··· DATA LINES

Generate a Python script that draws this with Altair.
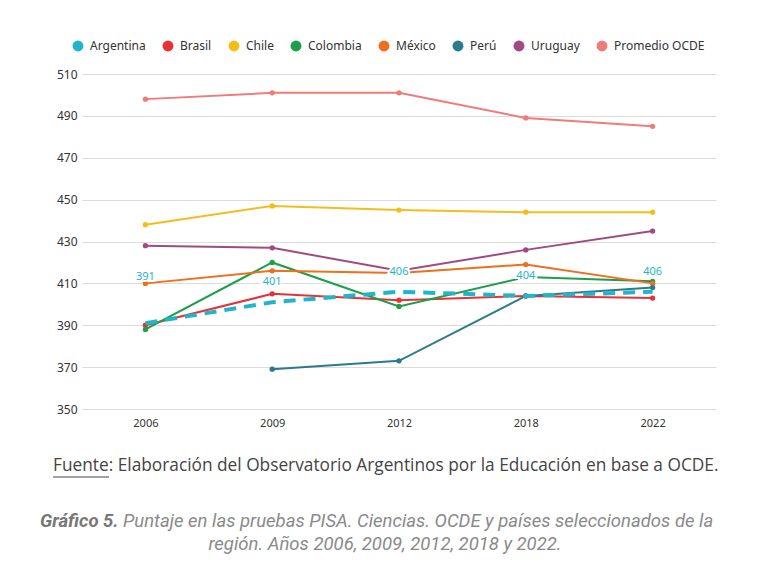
import altair as alt
import pandas as pd

years = ["2006", "2009", "2012", "2018", "2022"]
series_names = ["Argentina", "Brasil", "Chile", "Colombia", "México", "Perú", "Uruguay", "Promedio OCDE"]
colors = ["#22b5c8", "#e53238", "#f3bd1a", "#1d9e4a", "#ee6f1c", "#2a7b8c", "#a04a80", "#ee7c78"]

argentina = [391, 401, 406, 404, 406]
brasil = [390, 405, 402, 404, 403]
chile = [438, 447, 445, 444, 444]
colombia = [388, 420, 399, 413, 411]
mexico = [410, 416, 415, 419, 410]
peru = [None, 369, 373, 404, 408]
uruguay = [428, 427, 416, 426, 435]
ocde = [498, 501, 501, 489, 485]

all_values = [argentina, brasil, chile, colombia, mexico, peru, uruguay, ocde]
rows = []
for name, vals in zip(series_names, all_values):
    for y, v in zip(years, vals):
        if v is not None:
            rows.append({"pais": name, "year": y, "score": v})
df = pd.DataFrame(rows)
arg = df[df["pais"] == "Argentina"]
others = df[df["pais"] != "Argentina"]

x_enc = alt.X("year:O", sort=years, title=None,
              scale=alt.Scale(type="point", padding=0.5),
              axis=alt.Axis(labelAngle=0, labelFontSize=11, labelColor="#333333",
                            labelFont="Noto Sans", labelPadding=8, ticks=False,
                            domain=False, grid=False))
y_enc = alt.Y("score:Q", title=None,
              scale=alt.Scale(domain=[350, 510], nice=False, zero=False),
              axis=alt.Axis(values=list(range(350, 511, 20)), labelFontSize=12,
                            labelColor="#333333", labelFont="Noto Sans", labelPadding=5,
                            ticks=False, domain=False, grid=True, gridColor="#dcdcdc",
                            gridWidth=1))
color_enc = alt.Color("pais:N", scale=alt.Scale(domain=series_names, range=colors),
                      sort=series_names,
                      legend=alt.Legend(title=None, orient="none", direction="horizontal",
                                        legendX=-10, legendY=-34, symbolType="circle",
                                        symbolSize=120, symbolStrokeWidth=0,
                                        labelFont="Noto Sans", labelFontSize=12,
                                        labelColor="#333333", columnPadding=16,
                                        labelOffset=6, columns=8))

base_o = alt.Chart(others)
lines = base_o.mark_line(strokeWidth=2).encode(x=x_enc, y=y_enc, color=color_enc)
points = base_o.mark_circle(size=28, opacity=1).encode(x=x_enc, y=y_enc, color=color_enc)

base_a = alt.Chart(arg)
arg_line = base_a.mark_line(strokeWidth=4, strokeDash=[12, 8]).encode(
    x=x_enc, y=y_enc, color=color_enc)

def labels(data, dy):
    halo = alt.Chart(data).mark_text(dy=dy, fontSize=11, font="Noto Sans", stroke="white",
                                     strokeWidth=4, fill="white").encode(
        x=x_enc, y=y_enc, text="score:Q")
    txt = alt.Chart(data).mark_text(dy=dy, fontSize=11, font="Noto Sans",
                                    color="#22b5c8").encode(
        x=x_enc, y=y_enc, text="score:Q")
    return halo + txt

lab_first = labels(arg[arg["year"] == "2006"], -46)
lab_rest = labels(arg[arg["year"] != "2006"], -20)

fuente_line = "Fuente: Elaboración del Observatorio Argentinos por la Educación en base a OCDE."
cap_bold = "Gráfico 5."
cap_line1 = "Puntaje en las pruebas PISA. Ciencias. OCDE y países seleccionados de la"
cap_line2 = "región. Años 2006, 2009, 2012, 2018 y 2022."

one = pd.DataFrame({"k": [0]})
f1 = alt.Chart(one).mark_text(align="left", baseline="middle", fontSize=17.3,
                              font="Open Sans", color="#444444", text=fuente_line).encode(
    x=alt.value(-29), y=alt.value(392))
ul = alt.Chart(one).mark_rule(color="#444444", strokeWidth=1).encode(
    x=alt.value(-29), x2=alt.value(27), y=alt.value(403))
c1 = alt.Chart(one).mark_text(align="left", baseline="middle", fontSize=18.5,
                              font="Roboto", fontStyle="italic", fontWeight="bold",
                              color="#777777", text=cap_bold).encode(
    x=alt.value(-42), y=alt.value(447))
c2 = alt.Chart(one).mark_text(align="left", baseline="middle", fontSize=18.5,
                              font="Roboto", fontStyle="italic", color="#8a8a8a",
                              text=cap_line1).encode(
    x=alt.value(41), y=alt.value(447))
c3 = alt.Chart(one).mark_text(align="center", baseline="middle", fontSize=18.5,
                              font="Roboto", fontStyle="italic", color="#8a8a8a",
                              text=cap_line2).encode(
    x=alt.value(303), y=alt.value(470))

chart = alt.layer(lines, points, arg_line, lab_first, lab_rest, f1, ul, c1, c2, c3).properties(
    width=634, height=335,
    autosize=alt.AutoSizeParams(type="none"),
    padding={"left": 74, "top": 66, "right": 30, "bottom": 150},
).configure(background="white").configure_view(stroke=None, strokeWidth=0)

chart.save("out.html", embed_options={"renderer": "svg", "actions": False})
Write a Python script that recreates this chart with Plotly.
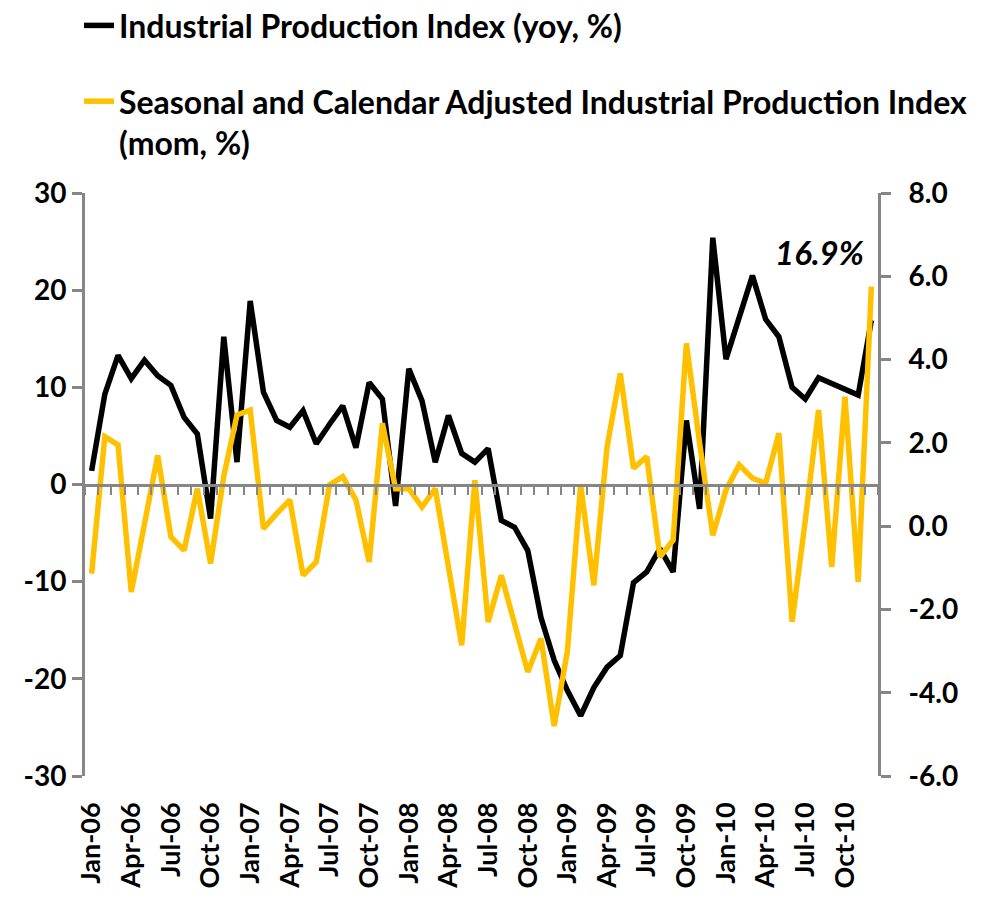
import plotly.graph_objects as go

month_names = ["Jan", "Feb", "Mar", "Apr", "May", "Jun",
               "Jul", "Aug", "Sep", "Oct", "Nov", "Dec"]
years = ["06", "07", "08", "09", "10"]
months = [f"{m}-{y}" for y in years for m in month_names]

# Industrial Production Index (yoy, %) - left axis
ip_yoy = [1.4, 9.3, 13.3, 10.9, 12.8, 11.2, 10.2, 6.9, 5.2, -3.5, 15.2, 2.3,
          18.9, 9.5, 6.6, 5.9, 7.6, 4.2, 6.2, 8.1, 3.8, 10.5, 8.8, -2.2,
          11.9, 8.6, 2.3, 7.1, 3.2, 2.3, 3.7, -3.7, -4.4, -6.8, -13.7, -18.1,
          -21.2, -23.8, -20.9, -18.8, -17.6, -10.1, -9.0, -6.6, -9.0, 6.6, -2.5, 25.4,
          12.9, 17.2, 21.5, 17.0, 15.2, 10.0, 8.8, 11.0, 10.4, 9.8, 9.2, 16.9]

# Seasonal and calendar adjusted IPI (mom, %) - right axis
ip_mom = [-1.14, 2.15, 1.95, -1.58, 0.05, 1.7, -0.26, -0.58, 0.9, -0.9, 1.2, 2.67,
          2.79, -0.06, 0.3, 0.63, -1.18, -0.86, 0.99, 1.19, 0.63, -0.86, 2.47, 0.9,
          0.9, 0.46, 0.9, -0.98, -2.86, 1.1, -2.3, -1.18, -2.3, -3.5, -2.7, -4.8,
          -3.0, 0.99, -1.42, 1.9, 3.67, 1.39, 1.67, -0.74, -0.34, 4.39, 2.0, -0.22,
          0.87, 1.47, 1.15, 1.03, 2.23, -2.3, 0.14, 2.79, -0.98, 3.11, -1.34, 5.75]

x_tick_labels = months[::3]
left_ticks = [-30, -20, -10, 0, 10, 20, 30]
left_tick_labels = ["-30", "-20", "-10", "0", "10", "20", "30"]
right_ticks = [-6, -4, -2, 0, 2, 4, 6, 8]
right_tick_labels = ["-6.0", "-4.0", "-2.0", "0.0", "2.0", "4.0", "6.0", "8.0"]

FONT = "Lato, Carlito, Calibri, sans-serif"
GRAY = "#868686"
GOLD = "#FFC000"

fig = go.Figure()
fig.add_trace(go.Scatter(
    x=months, y=ip_yoy, mode="lines", name="Industrial Production Index (yoy, %)",
    line=dict(color="black", width=5.5), legend="legend",
    xaxis="x", yaxis="y"))
fig.add_trace(go.Scatter(
    x=months, y=ip_mom, mode="lines",
    name="Seasonal and Calendar Adjusted Industrial Production Index<br>(mom, %)",
    line=dict(color=GOLD, width=5.5), legend="legend2",
    xaxis="x2", yaxis="y2"))

legend_font = dict(family=FONT, size=32, color="black", weight="bold")
tick_font = dict(family=FONT, size=28, color="black", weight="bold")

fig.update_layout(
    width=981, height=898,
    margin=dict(l=77, r=111, t=185, b=130, autoexpand=False),
    paper_bgcolor="white", plot_bgcolor="white",
    font=dict(family=FONT, color="black"),
    showlegend=True,
    legend=dict(
        xref="paper", yref="paper", x=-0.0076, y=1.3343,
        xanchor="left", yanchor="top", valign="top",
        font=legend_font, bgcolor="rgba(0,0,0,0)"),
    legend2=dict(
        xref="paper", yref="paper", x=-0.0076, y=1.2043,
        xanchor="left", yanchor="top", valign="top",
        font=legend_font, bgcolor="rgba(0,0,0,0)"),
    xaxis=dict(
        type="category", range=[-0.5, 59.5], domain=[0, 1],
        tickmode="array", tickvals=x_tick_labels, ticktext=x_tick_labels,
        tickangle=-90, showline=False, showgrid=False, zeroline=False,
        ticks="", ticklabelstandoff=20,
        tickfont=dict(family=FONT, size=27, color="black", weight="bold")),
    xaxis2=dict(
        type="category", overlaying="x", range=[-0.5, 59.5], anchor="free", position=0.5,
        showline=True, linecolor=GRAY, linewidth=3, showgrid=False, zeroline=False,
        ticks="outside", tickson="boundaries", ticklen=8, tickwidth=2, tickcolor=GRAY,
        tickmode="linear", tick0=0, dtick=1, showticklabels=False),
    yaxis=dict(
        range=[-30, 30], tickmode="array", tickvals=left_ticks, ticktext=left_tick_labels,
        showline=True, linecolor=GRAY, linewidth=3, ticks="outside", ticklen=10,
        tickwidth=3, tickcolor=GRAY, showgrid=False, zeroline=False,
        tickfont=tick_font),
    yaxis2=dict(
        range=[-6, 8], overlaying="y", side="right", anchor="x",
        tickmode="array", tickvals=right_ticks, ticktext=right_tick_labels,
        showline=True, linecolor=GRAY, linewidth=3, ticks="outside", ticklen=10,
        tickwidth=3, tickcolor=GRAY, showgrid=False, zeroline=False,
        ticklabelstandoff=12, tickfont=tick_font),
    annotations=[dict(
        xref="paper", yref="paper", x=0.9256, y=0.8988, xanchor="center", yanchor="middle",
        text=f"{ip_yoy[-1]:.1f}%", showarrow=False,
        font=dict(family=FONT, size=33, color="black", weight="bold", style="italic"))],
)

fig.write_html("out.html")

······

_TASK DETAILS:_ Write out word for word the lines above that run from the one with "Write a Python" to the one with "m in month_names]". Include both end lines; exclude the images.

_EXERCISE RESULT:_
Write a Python script that recreates this chart with Plotly.
import plotly.graph_objects as go

month_names = ["Jan", "Feb", "Mar", "Apr", "May", "Jun",
               "Jul", "Aug", "Sep", "Oct", "Nov", "Dec"]
years = ["06", "07", "08", "09", "10"]
months = [f"{m}-{y}" for y in years for m in month_names]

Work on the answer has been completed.